1. How do we ensure the AMI built by Packer is used by Terraform?

Use the following:
// Check that the terraform config uses the AMI from the packer config

amiValid: true

for tcKey, tcVal in terraformConfig {

	for pcKey, pcVal in packerConfig {

		if (tcKey == pcKey) {
			for _, builder in pcVal.source {
				for _, project in builder {
					amiValid: project.ami_name == tcVal.tagAmiName
				}
			}
		}
	}
}


here we have the key-value pair amiValid; CUE will merge each instance of these and if any of these don't agree on value, e.g. an expression evaluates such that amiValid: false, an error will be thrown

2. How do we prevent two projects from using the same CIDR block?

Use the following:
_allCidrBlocks: [
	for k, v in terraformConfig {v.cidrBlock},
]

_uniqCidrBlocks: [
	for i, x in _allCidrBlocks
	if !list.Contains(list.Drop(_allCidrBlocks, i+1), x) {
		x
	},
]

noCidrCollisions: true
noCidrCollisions: len(_allCidrBlocks) == len(_uniqCidrBlocks)


we collect all CIDR blocks and separately determine unique CIDR blocks; if the lengths of the two are not equal we'll have a conflict in noCidrCollisions

3. How can we make sure the CIDR blocks are valid and that the IP addresses allocated are in those blocks?

Use the following:
// Multiple checks for all CIDRs and IP addresses

for k, v in terraformConfig {

	// check CIDR is ipv4 with /24 mask
  cidrsValid: (k): true
	cidrsValid: (k): v.cidrBlock =~ "^10\\.(([0-9]|[1-9][0-9]|[1-2][0-5][0-5])\\.){2}0\/24$"
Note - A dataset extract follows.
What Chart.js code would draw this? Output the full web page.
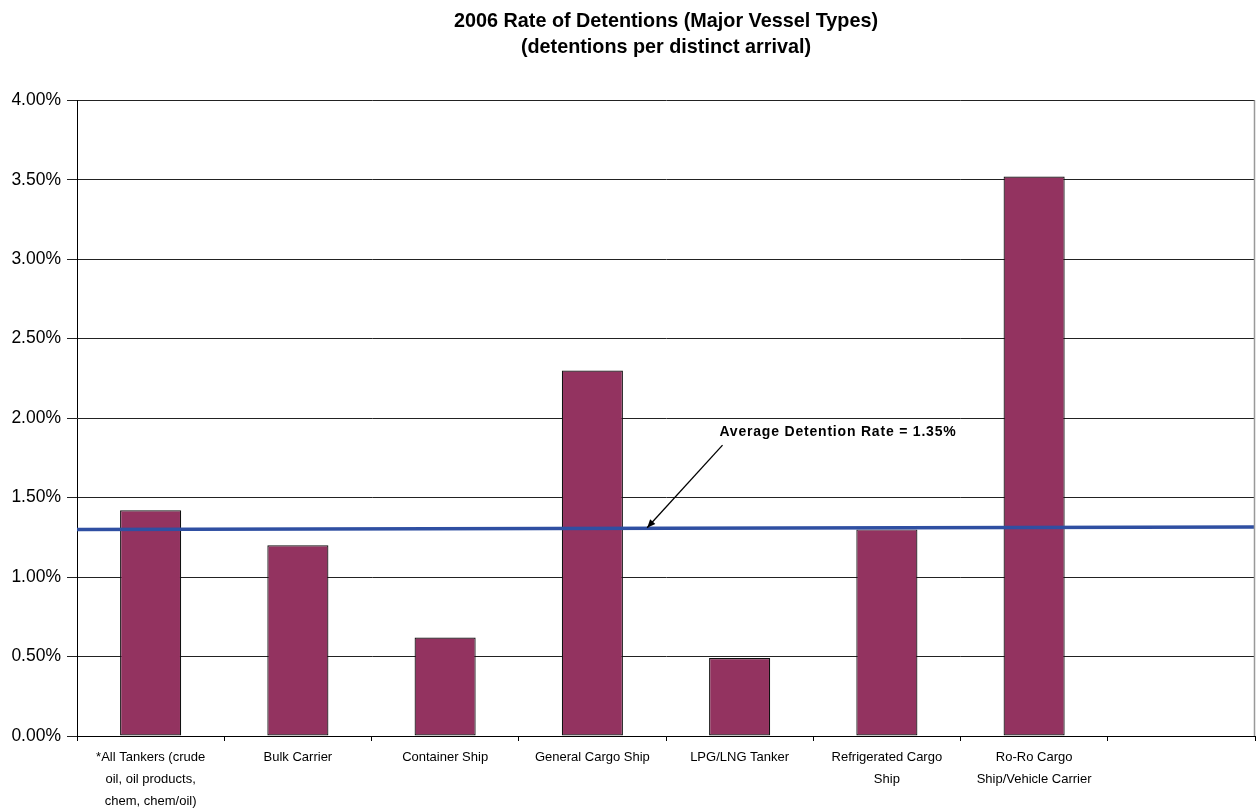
<!DOCTYPE html>
<html>
<head>
<meta charset="utf-8">
<script src="https://cdn.jsdelivr.net/npm/chart.js@4"></script>
<style>
  html, body { margin: 0; padding: 0; background: #fff; }
  #wrap { width: 1257px; height: 809px; }
</style>
</head>
<body>
<div id="wrap"><canvas id="c" width="1257" height="809"></canvas></div>
<script>
const titleLines = ['2006 Rate of Detentions (Major Vessel Types)', '(detentions per distinct arrival)'];
const categories = [
  ['*All Tankers (crude', 'oil, oil products,', 'chem, chem/oil)'],
  'Bulk Carrier',
  'Container Ship',
  'General Cargo Ship',
  'LPG/LNG Tanker',
  ['Refrigerated Cargo', 'Ship'],
  ['Ro-Ro Cargo', 'Ship/Vehicle Carrier'],
  ''
];
const detentionRates = [1.42, 1.20, 0.62, 2.30, 0.49, 1.30, 3.52, null];
const avgLineX = [0, 1];
const avgLineY = [1.30, 1.315];
const yTicks = [0, 0.5, 1, 1.5, 2, 2.5, 3, 3.5, 4];
const annotationText = 'Average Detention Rate = 1.35%';
const annotationTextAt = [0.646, 1.915];
const annotationArrowFrom = [0.548, 1.83];
const annotationArrowTo = [0.484, 1.31];

const FONT = '"Liberation Sans", Arial, sans-serif';

const extras = {
  id: 'extras',
  afterDatasetsDraw(chart) {
    const ctx = chart.ctx;
    const a = chart.chartArea;
    const sx = chart.scales.x2, sy = chart.scales.y;
    ctx.save();
    // right border of plot area
    ctx.strokeStyle = '#999';
    ctx.lineWidth = 1.5;
    ctx.beginPath();
    ctx.moveTo(Math.round(a.right) - 0.5, a.top);
    ctx.lineTo(Math.round(a.right) - 0.5, a.bottom);
    ctx.stroke();
    // annotation text
    ctx.fillStyle = '#000';
    ctx.font = 'bold 14px ' + FONT;
    if ('letterSpacing' in ctx) ctx.letterSpacing = '0.8px';
    ctx.textAlign = 'center';
    ctx.textBaseline = 'middle';
    ctx.fillText(annotationText, sx.getPixelForValue(annotationTextAt[0]), sy.getPixelForValue(annotationTextAt[1]));
    if ('letterSpacing' in ctx) ctx.letterSpacing = '0px';
    // arrow
    const x1 = sx.getPixelForValue(annotationArrowFrom[0]), y1 = sy.getPixelForValue(annotationArrowFrom[1]);
    const x2 = sx.getPixelForValue(annotationArrowTo[0]), y2 = sy.getPixelForValue(annotationArrowTo[1]);
    ctx.strokeStyle = '#000';
    ctx.lineWidth = 1.3;
    ctx.beginPath();
    ctx.moveTo(x1, y1);
    ctx.lineTo(x2, y2);
    ctx.stroke();
    const ang = Math.atan2(y2 - y1, x2 - x1);
    const L = 9, W = 0.4;
    ctx.beginPath();
    ctx.moveTo(x2, y2);
    ctx.lineTo(x2 - L * Math.cos(ang - W), y2 - L * Math.sin(ang - W));
    ctx.lineTo(x2 - L * Math.cos(ang + W), y2 - L * Math.sin(ang + W));
    ctx.closePath();
    ctx.fillStyle = '#000';
    ctx.fill();
    ctx.restore();
  }
};

new Chart(document.getElementById('c'), {
  type: 'bar',
  data: {
    labels: categories,
    datasets: [
      {
        type: 'line',
        label: 'Average',
        data: avgLineX.map((x, i) => ({ x: x, y: avgLineY[i] })),
        xAxisID: 'x2',
        yAxisID: 'y',
        borderColor: '#2F4FA2',
        borderWidth: 3.5,
        pointRadius: 0,
        fill: false,
        order: 0
      },
      {
        type: 'bar',
        label: 'Rate',
        data: detentionRates,
        xAxisID: 'x',
        yAxisID: 'y',
        backgroundColor: '#933360',
        borderColor: '#111',
        borderWidth: 1.2,
        borderSkipped: false,
        grouped: false,
        barPercentage: 0.415,
        categoryPercentage: 1.0,
        order: 1
      }
    ]
  },
  options: {
    responsive: false,
    animation: false,
    devicePixelRatio: 1,
    layout: { padding: { left: 0, right: 2, top: 0, bottom: 0 } },
    plugins: {
      legend: { display: false },
      tooltip: { enabled: false },
      title: {
        display: true,
        text: titleLines,
        fullSize: false,
        color: '#000',
        font: { family: FONT, size: 19.8, weight: 'bold', lineHeight: 1.32 },
        padding: { top: 8, bottom: 40 }
      }
    },
    scales: {
      x: {
        type: 'category',
        offset: true,
        grid: { display: true, drawOnChartArea: false, drawTicks: true, tickLength: 5, color: '#000', offset: true },
        border: { display: true, color: '#000', width: 1 },
        ticks: {
          color: '#000',
          font: { family: FONT, size: 13, lineHeight: 1.68 },
          maxRotation: 0,
          autoSkip: false,
          padding: 6
        },
        afterFit(scale) { scale.height = 73; }
      },
      x2: {
        type: 'linear',
        min: 0,
        max: 1,
        offset: false,
        grid: { offset: false },
        display: false
      },
      y: {
        min: 0,
        max: 4,
        afterBuildTicks(scale) { scale.ticks = yTicks.map(v => ({ value: v })); },
        grid: { color: '#222', lineWidth: 1, tickLength: 10, drawTicks: true },
        border: { display: true, color: '#000', width: 1 },
        ticks: {
          color: '#000',
          font: { family: FONT, size: 17.5 },
          padding: 6,
          callback: (v) => Number(v).toFixed(2) + '%'
        },
        afterFit(scale) { scale.width = 77; }
      }
    }
  },
  plugins: [extras]
});
</script>
</body>
</html>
	for l, w in ansibleConfig {
		if (k == l) {
			for i in list.Range(0, len(w.hostsConfig.ipv4Addresses), 1) {
				// check ipv4 address is within CIDR
        ipAddressesValid: (k): true
				ipAddressesValid: (k): w.hostsConfig.ipv4Addresses[i] =~ "^"+strings.Join(strings.Split(v.cidrBlock, ".")[0: 3], "\\.")+"\\.([0-9]|[1-9][0-9]|[1-2][0-5][0-5])$"
			}
		}
	}
}


we iterate over each terraformConfig and check it against a regular expression that describes a valid CIDR block -- a 10 in the first octet and a 24-bit mask
we iterate over each ansibleConfig and check the preferred IP addresses are in the block

Injecting Values at Runtime

Sometimes values need to be bound at runtime.
Tags allow us to inject values at runtime.
Update cuefordevops.cue with the following revisions:
#AwsProfile: *"development" | "qa" | "prod" | string @tag(awsProfile)
#AwsRegion: string | *"us-east-1" | string @tag(awsRegion)

We can now set awsProfile and awsRegion at runtime:
cue export ./... --inject="awsProfile=qa" --inject="awsRegion=us-west-1"
Final Thoughts

There is certainly room for additional improvements.
Hopefully this tutorial has demonstrated how CUE can help to better manage IaC and related concerns.